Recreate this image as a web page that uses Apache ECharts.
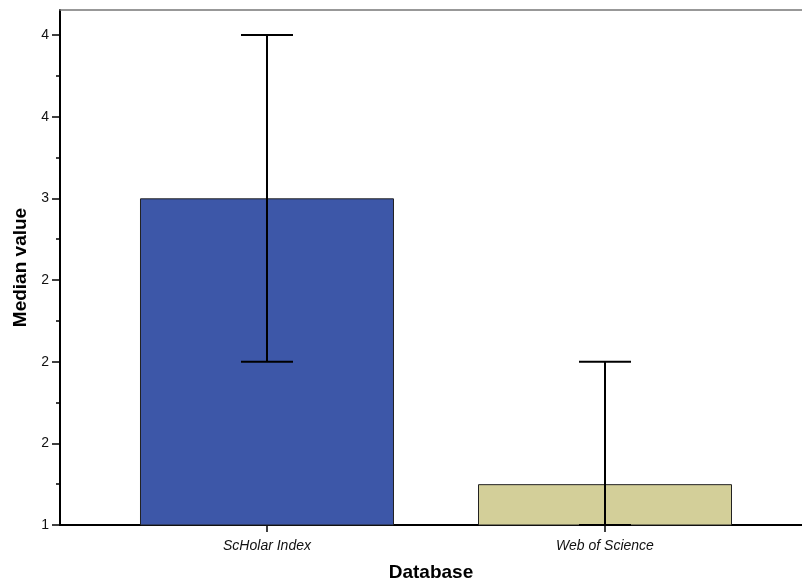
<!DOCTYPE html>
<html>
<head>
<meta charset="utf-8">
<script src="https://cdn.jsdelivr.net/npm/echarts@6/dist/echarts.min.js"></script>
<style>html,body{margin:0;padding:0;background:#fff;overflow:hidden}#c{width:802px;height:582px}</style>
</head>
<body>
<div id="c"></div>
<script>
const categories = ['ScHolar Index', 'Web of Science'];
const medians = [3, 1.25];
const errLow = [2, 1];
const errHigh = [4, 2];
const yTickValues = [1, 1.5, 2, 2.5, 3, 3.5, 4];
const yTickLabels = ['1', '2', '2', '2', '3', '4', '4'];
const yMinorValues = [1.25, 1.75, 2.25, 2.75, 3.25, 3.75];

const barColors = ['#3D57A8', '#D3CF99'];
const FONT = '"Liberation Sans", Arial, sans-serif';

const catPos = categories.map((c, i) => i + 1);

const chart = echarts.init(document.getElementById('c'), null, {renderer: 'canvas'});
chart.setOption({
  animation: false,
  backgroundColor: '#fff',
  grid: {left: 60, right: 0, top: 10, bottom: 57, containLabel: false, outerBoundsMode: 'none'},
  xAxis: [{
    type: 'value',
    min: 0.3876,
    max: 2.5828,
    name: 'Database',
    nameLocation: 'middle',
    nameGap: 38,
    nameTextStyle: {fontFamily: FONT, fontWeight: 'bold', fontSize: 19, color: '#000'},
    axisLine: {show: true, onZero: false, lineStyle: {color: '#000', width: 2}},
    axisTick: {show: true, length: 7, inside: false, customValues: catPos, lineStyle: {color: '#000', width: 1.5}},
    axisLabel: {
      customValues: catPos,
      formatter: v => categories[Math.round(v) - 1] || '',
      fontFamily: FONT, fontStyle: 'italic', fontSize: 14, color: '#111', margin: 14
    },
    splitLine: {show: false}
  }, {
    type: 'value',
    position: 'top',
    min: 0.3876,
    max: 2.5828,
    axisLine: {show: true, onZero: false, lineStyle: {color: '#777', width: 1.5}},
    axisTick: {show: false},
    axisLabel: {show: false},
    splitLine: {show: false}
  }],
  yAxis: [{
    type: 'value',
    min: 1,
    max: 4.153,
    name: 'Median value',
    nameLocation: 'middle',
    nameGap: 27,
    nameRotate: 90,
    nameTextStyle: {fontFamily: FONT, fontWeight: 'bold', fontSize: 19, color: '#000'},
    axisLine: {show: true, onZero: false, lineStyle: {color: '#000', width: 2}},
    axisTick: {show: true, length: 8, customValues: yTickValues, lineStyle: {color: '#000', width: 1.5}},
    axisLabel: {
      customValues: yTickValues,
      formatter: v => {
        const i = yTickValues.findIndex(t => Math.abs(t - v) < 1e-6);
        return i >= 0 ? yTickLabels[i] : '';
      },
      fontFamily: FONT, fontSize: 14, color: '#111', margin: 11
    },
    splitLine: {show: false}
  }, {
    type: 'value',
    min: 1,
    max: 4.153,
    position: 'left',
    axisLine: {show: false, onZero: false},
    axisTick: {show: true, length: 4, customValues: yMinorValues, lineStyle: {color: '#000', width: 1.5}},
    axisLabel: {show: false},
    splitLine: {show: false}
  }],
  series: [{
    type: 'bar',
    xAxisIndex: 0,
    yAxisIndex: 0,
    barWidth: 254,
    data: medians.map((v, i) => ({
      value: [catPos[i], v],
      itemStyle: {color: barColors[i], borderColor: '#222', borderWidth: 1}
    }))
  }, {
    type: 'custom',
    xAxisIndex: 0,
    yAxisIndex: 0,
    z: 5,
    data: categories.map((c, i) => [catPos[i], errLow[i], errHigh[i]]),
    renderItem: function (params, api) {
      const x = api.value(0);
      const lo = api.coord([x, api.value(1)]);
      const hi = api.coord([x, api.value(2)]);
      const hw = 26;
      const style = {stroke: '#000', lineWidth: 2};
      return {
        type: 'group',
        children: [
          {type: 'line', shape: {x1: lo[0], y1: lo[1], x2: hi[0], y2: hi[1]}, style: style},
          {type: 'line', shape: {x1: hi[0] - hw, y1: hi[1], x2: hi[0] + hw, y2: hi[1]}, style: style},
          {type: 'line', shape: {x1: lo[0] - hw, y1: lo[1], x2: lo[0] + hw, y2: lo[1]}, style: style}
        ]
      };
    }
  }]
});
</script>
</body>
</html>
━━━━━━
Return the listing above unchanged, apart from dropping its pictures.

Recreate this image as a web page that uses Apache ECharts.
<!DOCTYPE html>
<html>
<head>
<meta charset="utf-8">
<script src="https://cdn.jsdelivr.net/npm/echarts@6/dist/echarts.min.js"></script>
<style>html,body{margin:0;padding:0;background:#fff;overflow:hidden}#c{width:802px;height:582px}</style>
</head>
<body>
<div id="c"></div>
<script>
const categories = ['ScHolar Index', 'Web of Science'];
const medians = [3, 1.25];
const errLow = [2, 1];
const errHigh = [4, 2];
const yTickValues = [1, 1.5, 2, 2.5, 3, 3.5, 4];
const yTickLabels = ['1', '2', '2', '2', '3', '4', '4'];
const yMinorValues = [1.25, 1.75, 2.25, 2.75, 3.25, 3.75];

const barColors = ['#3D57A8', '#D3CF99'];
const FONT = '"Liberation Sans", Arial, sans-serif';

const catPos = categories.map((c, i) => i + 1);

const chart = echarts.init(document.getElementById('c'), null, {renderer: 'canvas'});
chart.setOption({
  animation: false,
  backgroundColor: '#fff',
  grid: {left: 60, right: 0, top: 10, bottom: 57, containLabel: false, outerBoundsMode: 'none'},
  xAxis: [{
    type: 'value',
    min: 0.3876,
    max: 2.5828,
    name: 'Database',
    nameLocation: 'middle',
    nameGap: 38,
    nameTextStyle: {fontFamily: FONT, fontWeight: 'bold', fontSize: 19, color: '#000'},
    axisLine: {show: true, onZero: false, lineStyle: {color: '#000', width: 2}},
    axisTick: {show: true, length: 7, inside: false, customValues: catPos, lineStyle: {color: '#000', width: 1.5}},
    axisLabel: {
      customValues: catPos,
      formatter: v => categories[Math.round(v) - 1] || '',
      fontFamily: FONT, fontStyle: 'italic', fontSize: 14, color: '#111', margin: 14
    },
    splitLine: {show: false}
  }, {
    type: 'value',
    position: 'top',
    min: 0.3876,
    max: 2.5828,
    axisLine: {show: true, onZero: false, lineStyle: {color: '#777', width: 1.5}},
    axisTick: {show: false},
    axisLabel: {show: false},
    splitLine: {show: false}
  }],
  yAxis: [{
    type: 'value',
    min: 1,
    max: 4.153,
    name: 'Median value',
    nameLocation: 'middle',
    nameGap: 27,
    nameRotate: 90,
    nameTextStyle: {fontFamily: FONT, fontWeight: 'bold', fontSize: 19, color: '#000'},
    axisLine: {show: true, onZero: false, lineStyle: {color: '#000', width: 2}},
    axisTick: {show: true, length: 8, customValues: yTickValues, lineStyle: {color: '#000', width: 1.5}},
    axisLabel: {
      customValues: yTickValues,
      formatter: v => {
        const i = yTickValues.findIndex(t => Math.abs(t - v) < 1e-6);
        return i >= 0 ? yTickLabels[i] : '';
      },
      fontFamily: FONT, fontSize: 14, color: '#111', margin: 11
    },
    splitLine: {show: false}
  }, {
    type: 'value',
    min: 1,
    max: 4.153,
    position: 'left',
    axisLine: {show: false, onZero: false},
    axisTick: {show: true, length: 4, customValues: yMinorValues, lineStyle: {color: '#000', width: 1.5}},
    axisLabel: {show: false},
    splitLine: {show: false}
  }],
  series: [{
    type: 'bar',
    xAxisIndex: 0,
    yAxisIndex: 0,
    barWidth: 254,
    data: medians.map((v, i) => ({
      value: [catPos[i], v],
      itemStyle: {color: barColors[i], borderColor: '#222', borderWidth: 1}
    }))
  }, {
    type: 'custom',
    xAxisIndex: 0,
    yAxisIndex: 0,
    z: 5,
    data: categories.map((c, i) => [catPos[i], errLow[i], errHigh[i]]),
    renderItem: function (params, api) {
      const x = api.value(0);
      const lo = api.coord([x, api.value(1)]);
      const hi = api.coord([x, api.value(2)]);
      const hw = 26;
      const style = {stroke: '#000', lineWidth: 2};
      return {
        type: 'group',
        children: [
          {type: 'line', shape: {x1: lo[0], y1: lo[1], x2: hi[0], y2: hi[1]}, style: style},
          {type: 'line', shape: {x1: hi[0] - hw, y1: hi[1], x2: hi[0] + hw, y2: hi[1]}, style: style},
          {type: 'line', shape: {x1: lo[0] - hw, y1: lo[1], x2: lo[0] + hw, y2: lo[1]}, style: style}
        ]
      };
    }
  }]
});
</script>
</body>
</html>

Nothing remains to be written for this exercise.